**EXERCISE BRIEF:** Transcribe the lines below verbatim, skipping the images.

**DATA PROVIDED:**
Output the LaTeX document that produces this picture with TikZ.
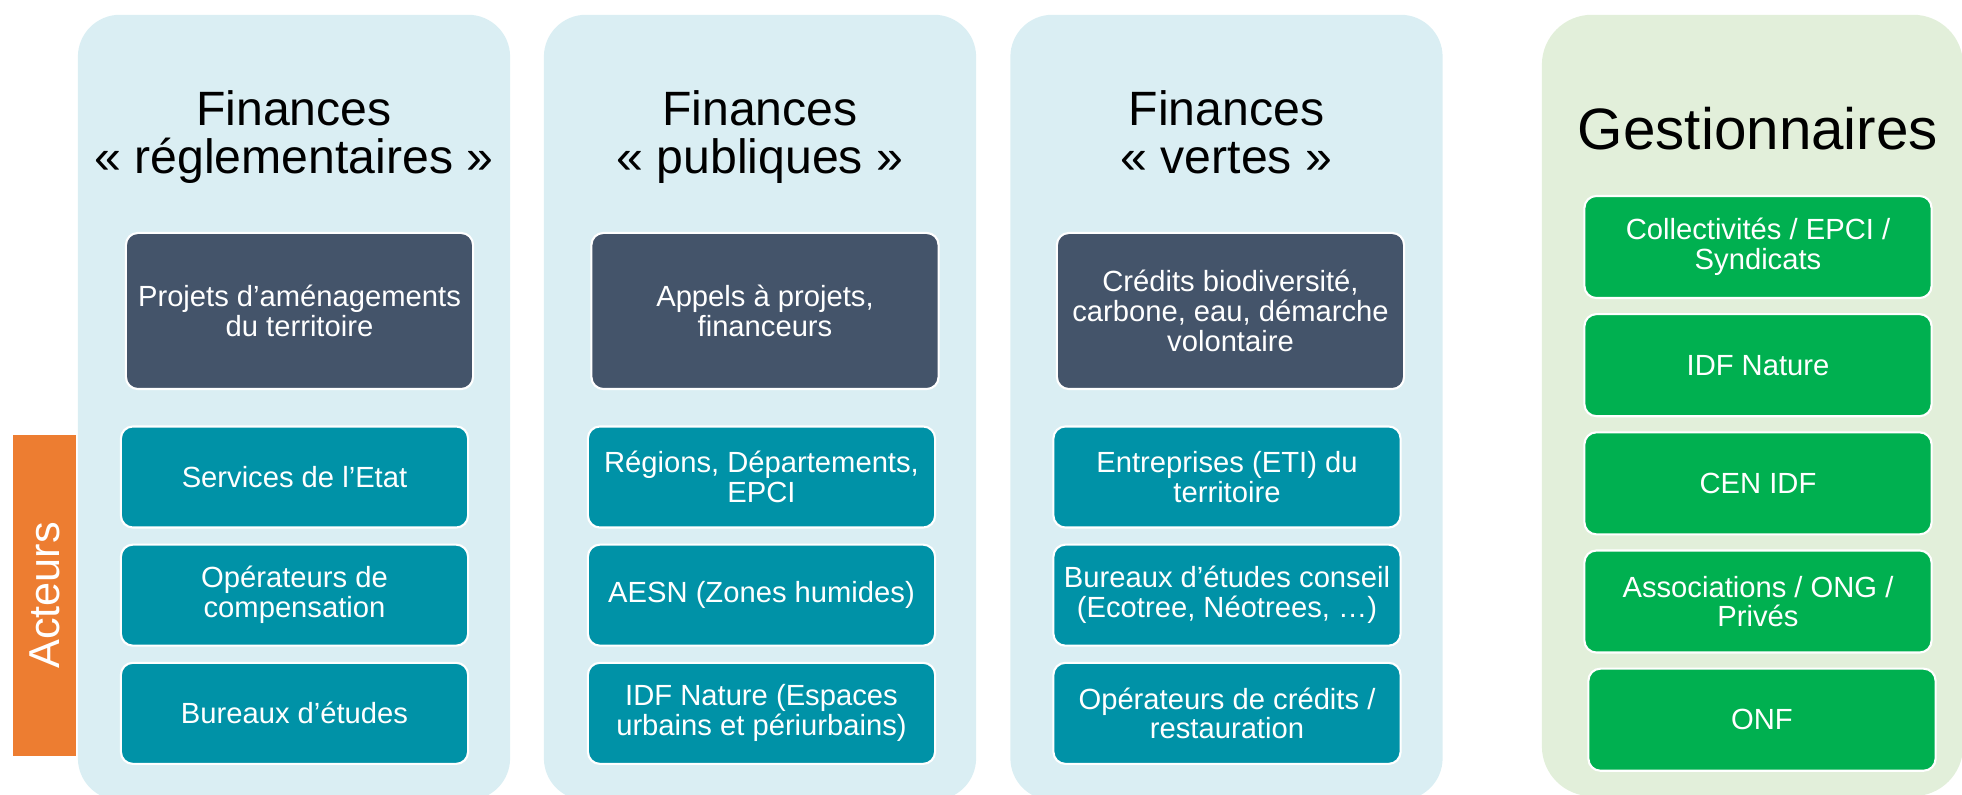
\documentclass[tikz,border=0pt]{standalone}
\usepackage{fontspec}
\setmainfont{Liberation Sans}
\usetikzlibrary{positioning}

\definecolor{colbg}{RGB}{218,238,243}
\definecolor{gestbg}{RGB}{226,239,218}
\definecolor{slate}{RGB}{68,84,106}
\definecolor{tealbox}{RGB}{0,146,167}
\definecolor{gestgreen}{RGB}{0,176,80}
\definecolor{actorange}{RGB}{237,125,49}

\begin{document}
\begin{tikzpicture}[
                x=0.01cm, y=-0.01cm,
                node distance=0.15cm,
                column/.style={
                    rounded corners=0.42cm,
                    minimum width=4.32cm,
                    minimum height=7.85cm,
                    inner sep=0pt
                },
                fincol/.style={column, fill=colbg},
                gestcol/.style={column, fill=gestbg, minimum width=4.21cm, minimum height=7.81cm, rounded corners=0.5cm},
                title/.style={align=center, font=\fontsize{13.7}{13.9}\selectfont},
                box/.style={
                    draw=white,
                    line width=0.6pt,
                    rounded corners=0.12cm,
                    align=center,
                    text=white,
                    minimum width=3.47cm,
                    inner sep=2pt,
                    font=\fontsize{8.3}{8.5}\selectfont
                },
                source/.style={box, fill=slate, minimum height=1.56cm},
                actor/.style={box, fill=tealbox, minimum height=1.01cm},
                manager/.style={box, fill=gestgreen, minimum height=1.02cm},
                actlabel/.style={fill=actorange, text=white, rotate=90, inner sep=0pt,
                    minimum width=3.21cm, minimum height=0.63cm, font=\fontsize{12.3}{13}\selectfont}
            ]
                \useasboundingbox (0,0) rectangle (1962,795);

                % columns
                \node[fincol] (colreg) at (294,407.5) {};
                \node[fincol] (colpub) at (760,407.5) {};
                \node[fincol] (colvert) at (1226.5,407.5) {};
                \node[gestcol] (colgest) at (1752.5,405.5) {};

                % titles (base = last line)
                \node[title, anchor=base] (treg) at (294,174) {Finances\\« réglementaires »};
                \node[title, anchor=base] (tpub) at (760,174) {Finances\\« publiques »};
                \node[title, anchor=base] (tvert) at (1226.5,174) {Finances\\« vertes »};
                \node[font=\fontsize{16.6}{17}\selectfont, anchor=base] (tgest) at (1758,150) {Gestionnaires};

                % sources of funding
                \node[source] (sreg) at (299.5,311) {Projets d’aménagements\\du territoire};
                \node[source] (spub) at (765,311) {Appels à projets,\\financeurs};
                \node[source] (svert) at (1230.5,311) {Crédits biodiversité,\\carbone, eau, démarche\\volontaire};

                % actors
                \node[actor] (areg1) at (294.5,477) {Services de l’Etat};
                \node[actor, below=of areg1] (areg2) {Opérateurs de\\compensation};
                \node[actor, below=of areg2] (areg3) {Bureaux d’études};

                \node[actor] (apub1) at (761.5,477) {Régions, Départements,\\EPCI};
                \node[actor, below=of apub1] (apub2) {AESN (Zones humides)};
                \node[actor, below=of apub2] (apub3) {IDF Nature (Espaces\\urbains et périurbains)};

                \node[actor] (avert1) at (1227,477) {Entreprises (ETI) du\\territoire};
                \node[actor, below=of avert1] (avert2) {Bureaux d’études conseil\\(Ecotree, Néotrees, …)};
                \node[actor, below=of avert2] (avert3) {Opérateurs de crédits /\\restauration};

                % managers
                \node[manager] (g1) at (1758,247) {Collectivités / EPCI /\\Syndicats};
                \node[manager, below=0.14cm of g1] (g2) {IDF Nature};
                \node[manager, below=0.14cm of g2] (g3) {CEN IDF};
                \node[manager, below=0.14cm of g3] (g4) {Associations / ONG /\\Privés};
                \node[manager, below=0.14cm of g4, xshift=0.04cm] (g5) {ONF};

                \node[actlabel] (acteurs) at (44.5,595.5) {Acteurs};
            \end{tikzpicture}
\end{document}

**ANSWER:**
Output the LaTeX document that produces this picture with TikZ.
\documentclass[tikz,border=0pt]{standalone}
\usepackage{fontspec}
\setmainfont{Liberation Sans}
\usetikzlibrary{positioning}

\definecolor{colbg}{RGB}{218,238,243}
\definecolor{gestbg}{RGB}{226,239,218}
\definecolor{slate}{RGB}{68,84,106}
\definecolor{tealbox}{RGB}{0,146,167}
\definecolor{gestgreen}{RGB}{0,176,80}
\definecolor{actorange}{RGB}{237,125,49}

\begin{document}
\begin{tikzpicture}[
                x=0.01cm, y=-0.01cm,
                node distance=0.15cm,
                column/.style={
                    rounded corners=0.42cm,
                    minimum width=4.32cm,
                    minimum height=7.85cm,
                    inner sep=0pt
                },
                fincol/.style={column, fill=colbg},
                gestcol/.style={column, fill=gestbg, minimum width=4.21cm, minimum height=7.81cm, rounded corners=0.5cm},
                title/.style={align=center, font=\fontsize{13.7}{13.9}\selectfont},
                box/.style={
                    draw=white,
                    line width=0.6pt,
                    rounded corners=0.12cm,
                    align=center,
                    text=white,
                    minimum width=3.47cm,
                    inner sep=2pt,
                    font=\fontsize{8.3}{8.5}\selectfont
                },
                source/.style={box, fill=slate, minimum height=1.56cm},
                actor/.style={box, fill=tealbox, minimum height=1.01cm},
                manager/.style={box, fill=gestgreen, minimum height=1.02cm},
                actlabel/.style={fill=actorange, text=white, rotate=90, inner sep=0pt,
                    minimum width=3.21cm, minimum height=0.63cm, font=\fontsize{12.3}{13}\selectfont}
            ]
                \useasboundingbox (0,0) rectangle (1962,795);

                % columns
                \node[fincol] (colreg) at (294,407.5) {};
                \node[fincol] (colpub) at (760,407.5) {};
                \node[fincol] (colvert) at (1226.5,407.5) {};
                \node[gestcol] (colgest) at (1752.5,405.5) {};

                % titles (base = last line)
                \node[title, anchor=base] (treg) at (294,174) {Finances\\« réglementaires »};
                \node[title, anchor=base] (tpub) at (760,174) {Finances\\« publiques »};
                \node[title, anchor=base] (tvert) at (1226.5,174) {Finances\\« vertes »};
                \node[font=\fontsize{16.6}{17}\selectfont, anchor=base] (tgest) at (1758,150) {Gestionnaires};

                % sources of funding
                \node[source] (sreg) at (299.5,311) {Projets d’aménagements\\du territoire};
                \node[source] (spub) at (765,311) {Appels à projets,\\financeurs};
                \node[source] (svert) at (1230.5,311) {Crédits biodiversité,\\carbone, eau, démarche\\volontaire};

                % actors
                \node[actor] (areg1) at (294.5,477) {Services de l’Etat};
                \node[actor, below=of areg1] (areg2) {Opérateurs de\\compensation};
                \node[actor, below=of areg2] (areg3) {Bureaux d’études};

                \node[actor] (apub1) at (761.5,477) {Régions, Départements,\\EPCI};
                \node[actor, below=of apub1] (apub2) {AESN (Zones humides)};
                \node[actor, below=of apub2] (apub3) {IDF Nature (Espaces\\urbains et périurbains)};

                \node[actor] (avert1) at (1227,477) {Entreprises (ETI) du\\territoire};
                \node[actor, below=of avert1] (avert2) {Bureaux d’études conseil\\(Ecotree, Néotrees, …)};
                \node[actor, below=of avert2] (avert3) {Opérateurs de crédits /\\restauration};

                % managers
                \node[manager] (g1) at (1758,247) {Collectivités / EPCI /\\Syndicats};
                \node[manager, below=0.14cm of g1] (g2) {IDF Nature};
                \node[manager, below=0.14cm of g2] (g3) {CEN IDF};
                \node[manager, below=0.14cm of g3] (g4) {Associations / ONG /\\Privés};
                \node[manager, below=0.14cm of g4, xshift=0.04cm] (g5) {ONF};

                \node[actlabel] (acteurs) at (44.5,595.5) {Acteurs};
            \end{tikzpicture}
\end{document}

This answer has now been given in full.